Il faut gagner sa vie. L'ami kiosquier vend en éclatant de rire la propagande dominicale, grasse comme le lard à barder les oies qui rôtissent dans les fours bénis des bourgeois. Ils en ont plein les mains : de la Une propre à recueillir les ordures, supplément couleur offert contre petite monnaie qui cliquette dans la paume. C'est qu'on prépare le casting de la prochaine élection à grand spectacle et les gueules des prétendants s'affichent en couverture des magazines.

On croit bien les avoir déjà vues, ces sinistres trognes.
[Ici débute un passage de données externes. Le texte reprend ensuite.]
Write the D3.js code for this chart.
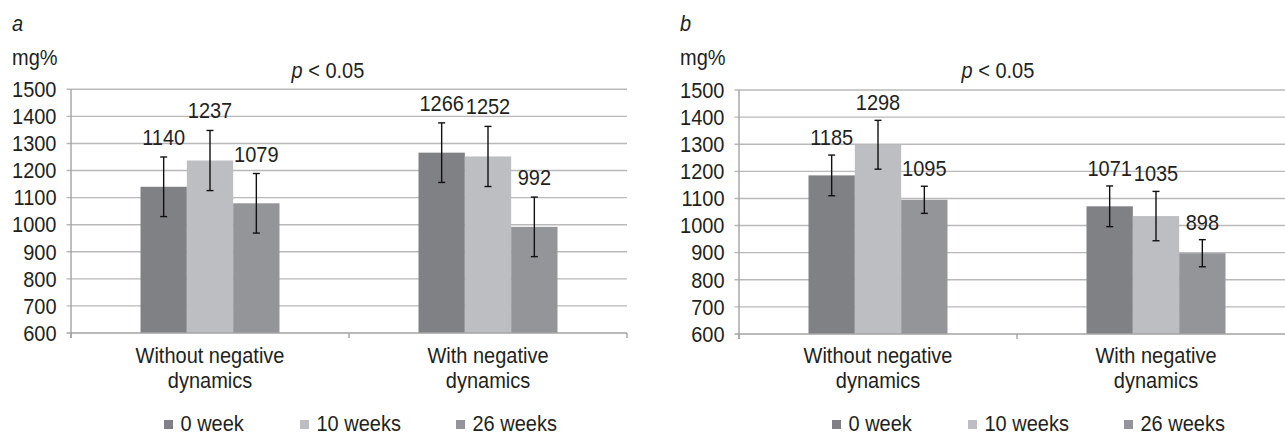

Et que trop ! Histrions usés pour comédie de boulevard au scénario maintes fois rebattu, mais curriculum de vrais truands. On les croyait en taule, ou au moins au vert, on n'est pas si chiens pourvu qu'ils nous foutent enfin la paix. Mais les revoilà tels des morpions récidivants, tout fringants de vertu rafistolée, d'honneur mal rincé dans les eaux croupies d'une justice de classe qui n'expédie au trou que les désargentés. Toujours les mêmes tristes figures d'arrivistes, mafieux de la politique d'affaires, carriéristes au long cour, nageant depuis les langes dans le sens du courant qui mène du syndicat étudiant au ministère, énarques-éprouvettes grandis dans les couveuses de la République pour en faire des valets dociles et impuissants. Soixante-six millions de Français mais sempiternellement les même vingt têtards suffisamment imbus d'eux-mêmes pour ne pas se rendre compte qu'ils font vomir le peuple qu'ils n'ont jamais représenté.

Et c'est reparti pour un tour de grande lessiveuse à essorer la pseudo-démocratie. Pendant ce temps-là, les bombes pleuvent sur Alep et ailleurs, les réfugiés fuient le carnage par milliers, ça crève de faim et de froid pas loin des palais dorés, dans les bidonvilles qu'on ventile à coups de pelleteuses humanitaires et de manifestations racistes. Qu'importe le charnier mondial puisque de tout temps la mort des uns est le pain des autres. Pas étonnant qu'ils aient des allures de fossoyeurs, nos honorables chevaliers de la légion d'horreur. Il faut satisfaire au fric qui finance l'élection. Il faut caresser l'électeur au cul, en lui promettant un paradis d'enfer quand le métèque aura crevé sur les barbelés acérés tendus aux frontières. La France aux Français est l'écho répété de droite à gauche, de gauche à droite. Il paraît que ça fait un grand pays, toute cette boue putride. Il paraît qu'on doit en être fiers.